::: RAW DATA :::

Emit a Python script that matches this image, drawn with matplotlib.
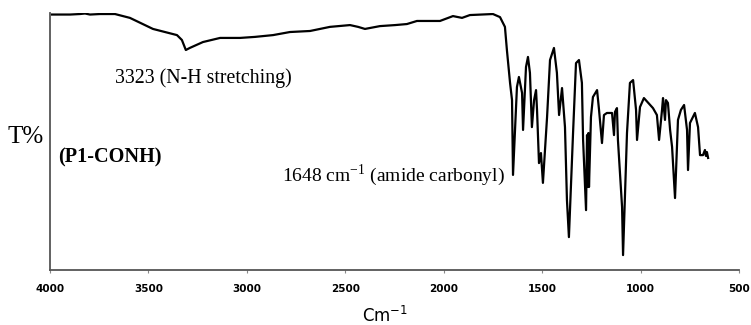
import numpy as np
import matplotlib
matplotlib.use("Agg")
import matplotlib.pyplot as plt

# wavenumber (cm-1) and transmittance (arbitrary %)
wavenumber = [3990, 3898, 3848, 3822, 3797, 3746, 3721, 3670, 3594, 3477,
              3416, 3355, 3330, 3310, 3290, 3223, 3136, 3035, 2959, 2867,
              2781, 2679, 2578, 2476, 2435, 2400, 2324, 2247, 2187, 2136,
              2019, 1953, 1907, 1867, 1750, 1714, 1689, 1679, 1663, 1653,
              1648, 1628, 1618, 1602, 1597, 1582, 1572, 1562, 1552, 1541,
              1531, 1526, 1516, 1506, 1496, 1475, 1460, 1440, 1425, 1414,
              1399, 1384, 1374, 1364, 1343, 1328, 1313, 1298, 1292, 1277,
              1272, 1267, 1265, 1262, 1252, 1242, 1221, 1211, 1196, 1186,
              1171, 1145, 1135, 1130, 1120, 1115, 1094, 1089, 1069, 1054,
              1038, 1023, 1018, 1003, 983, 937, 917, 906, 891, 886,
              876, 871, 861, 850, 840, 825, 810, 795, 779, 764,
              759, 749, 724, 708, 698, 683, 673, 668, 663, 657]
transmittance = [99.4, 99.4, 99.6, 99.8, 99.4, 99.6, 99.6, 99.6, 98.1, 93.8,
                 92.6, 91.4, 89.5, 85.6, 86.4, 88.7, 90.3, 90.3, 90.7, 91.4,
                 92.6, 93.0, 94.6, 95.3, 94.6, 93.8, 94.9, 95.3, 95.7, 96.9,
                 96.9, 98.8, 98.1, 99.2, 99.6, 98.4, 94.6, 85.6, 72.8, 66.1,
                 37.0, 71.2, 75.1, 68.9, 54.5, 79.0, 82.9, 76.7, 55.6, 66.1,
                 70.0, 62.3, 41.6, 45.5, 33.9, 59.5, 81.7, 86.4, 76.7, 60.3,
                 70.8, 55.6, 27.2, 12.8, 53.3, 80.5, 81.7, 72.8, 50.6, 23.3,
                 52.5, 32.3, 53.3, 32.3, 59.5, 67.3, 70.0, 62.3, 49.4, 60.3,
                 61.1, 61.1, 52.5, 61.5, 63.0, 50.6, 24.5, 5.8, 53.3, 72.8,
                 73.9, 62.3, 50.6, 63.4, 66.9, 63.0, 60.3, 50.6, 62.3, 66.9,
                 58.4, 66.1, 65.0, 54.5, 47.9, 28.0, 58.4, 62.3, 64.2, 54.5,
                 38.9, 57.2, 61.1, 55.6, 44.7, 44.7, 46.7, 44.4, 45.9, 43.6]
x_ticks = [4000, 3500, 3000, 2500, 2000, 1500, 1000, 500]

serif = "Liberation Serif"

fig = plt.figure(figsize=(7.51, 3.25), dpi=100)
ax = fig.add_axes([50 / 751, 1 - 270 / 325, 689 / 751, 257 / 325])

ax.plot(wavenumber, transmittance, color="black", lw=1.6)

ax.set_xlim(4000, 500)
ax.set_ylim(0, 100)
ax.set_xticks(x_ticks)
ax.set_xticklabels([str(t) for t in x_ticks], fontsize=7.5, fontweight="bold")
ax.set_yticks([])
ax.tick_params(axis="x", length=2, width=0.8, color="#888888", pad=8)
for s in ["top", "right"]:
    ax.spines[s].set_visible(False)
for s in ["left", "bottom"]:
    ax.spines[s].set_color("#555555")
    ax.spines[s].set_linewidth(1.3)

fig.text(385 / 751, 1 - 316 / 325, r"Cm$^{\mathregular{-1}}$", fontsize=12,
         ha="center", va="center")
fig.text(7 / 751, 1 - 137 / 325, "T%", fontsize=18, family=serif,
         ha="left", va="center")
fig.text(115 / 751, 1 - 78 / 325, "3323 (N-H stretching)", fontsize=14.3,
         family=serif, ha="left", va="center")
fig.text(58 / 751, 1 - 157 / 325, "(P1-CONH)", fontsize=14.6, family=serif,
         fontweight="bold", ha="left", va="center")
fig.text(282 / 751, 1 - 175 / 325, r"1648 cm$^{\mathregular{-1}}$ (amide carbonyl)",
         fontsize=14, family=serif, ha="left", va="center")

fig.savefig("out.png", dpi=100)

:::

Each line of the data should be quoted exactly, with pictures left out.

Emit a Python script that matches this image, drawn with matplotlib.
import numpy as np
import matplotlib
matplotlib.use("Agg")
import matplotlib.pyplot as plt

# wavenumber (cm-1) and transmittance (arbitrary %)
wavenumber = [3990, 3898, 3848, 3822, 3797, 3746, 3721, 3670, 3594, 3477,
              3416, 3355, 3330, 3310, 3290, 3223, 3136, 3035, 2959, 2867,
              2781, 2679, 2578, 2476, 2435, 2400, 2324, 2247, 2187, 2136,
              2019, 1953, 1907, 1867, 1750, 1714, 1689, 1679, 1663, 1653,
              1648, 1628, 1618, 1602, 1597, 1582, 1572, 1562, 1552, 1541,
              1531, 1526, 1516, 1506, 1496, 1475, 1460, 1440, 1425, 1414,
              1399, 1384, 1374, 1364, 1343, 1328, 1313, 1298, 1292, 1277,
              1272, 1267, 1265, 1262, 1252, 1242, 1221, 1211, 1196, 1186,
              1171, 1145, 1135, 1130, 1120, 1115, 1094, 1089, 1069, 1054,
              1038, 1023, 1018, 1003, 983, 937, 917, 906, 891, 886,
              876, 871, 861, 850, 840, 825, 810, 795, 779, 764,
              759, 749, 724, 708, 698, 683, 673, 668, 663, 657]
transmittance = [99.4, 99.4, 99.6, 99.8, 99.4, 99.6, 99.6, 99.6, 98.1, 93.8,
                 92.6, 91.4, 89.5, 85.6, 86.4, 88.7, 90.3, 90.3, 90.7, 91.4,
                 92.6, 93.0, 94.6, 95.3, 94.6, 93.8, 94.9, 95.3, 95.7, 96.9,
                 96.9, 98.8, 98.1, 99.2, 99.6, 98.4, 94.6, 85.6, 72.8, 66.1,
                 37.0, 71.2, 75.1, 68.9, 54.5, 79.0, 82.9, 76.7, 55.6, 66.1,
                 70.0, 62.3, 41.6, 45.5, 33.9, 59.5, 81.7, 86.4, 76.7, 60.3,
                 70.8, 55.6, 27.2, 12.8, 53.3, 80.5, 81.7, 72.8, 50.6, 23.3,
                 52.5, 32.3, 53.3, 32.3, 59.5, 67.3, 70.0, 62.3, 49.4, 60.3,
                 61.1, 61.1, 52.5, 61.5, 63.0, 50.6, 24.5, 5.8, 53.3, 72.8,
                 73.9, 62.3, 50.6, 63.4, 66.9, 63.0, 60.3, 50.6, 62.3, 66.9,
                 58.4, 66.1, 65.0, 54.5, 47.9, 28.0, 58.4, 62.3, 64.2, 54.5,
                 38.9, 57.2, 61.1, 55.6, 44.7, 44.7, 46.7, 44.4, 45.9, 43.6]
x_ticks = [4000, 3500, 3000, 2500, 2000, 1500, 1000, 500]

serif = "Liberation Serif"

fig = plt.figure(figsize=(7.51, 3.25), dpi=100)
ax = fig.add_axes([50 / 751, 1 - 270 / 325, 689 / 751, 257 / 325])

ax.plot(wavenumber, transmittance, color="black", lw=1.6)

ax.set_xlim(4000, 500)
ax.set_ylim(0, 100)
ax.set_xticks(x_ticks)
ax.set_xticklabels([str(t) for t in x_ticks], fontsize=7.5, fontweight="bold")
ax.set_yticks([])
ax.tick_params(axis="x", length=2, width=0.8, color="#888888", pad=8)
for s in ["top", "right"]:
    ax.spines[s].set_visible(False)
for s in ["left", "bottom"]:
    ax.spines[s].set_color("#555555")
    ax.spines[s].set_linewidth(1.3)

fig.text(385 / 751, 1 - 316 / 325, r"Cm$^{\mathregular{-1}}$", fontsize=12,
         ha="center", va="center")
fig.text(7 / 751, 1 - 137 / 325, "T%", fontsize=18, family=serif,
         ha="left", va="center")
fig.text(115 / 751, 1 - 78 / 325, "3323 (N-H stretching)", fontsize=14.3,
         family=serif, ha="left", va="center")
fig.text(58 / 751, 1 - 157 / 325, "(P1-CONH)", fontsize=14.6, family=serif,
         fontweight="bold", ha="left", va="center")
fig.text(282 / 751, 1 - 175 / 325, r"1648 cm$^{\mathregular{-1}}$ (amide carbonyl)",
         fontsize=14, family=serif, ha="left", va="center")

fig.savefig("out.png", dpi=100)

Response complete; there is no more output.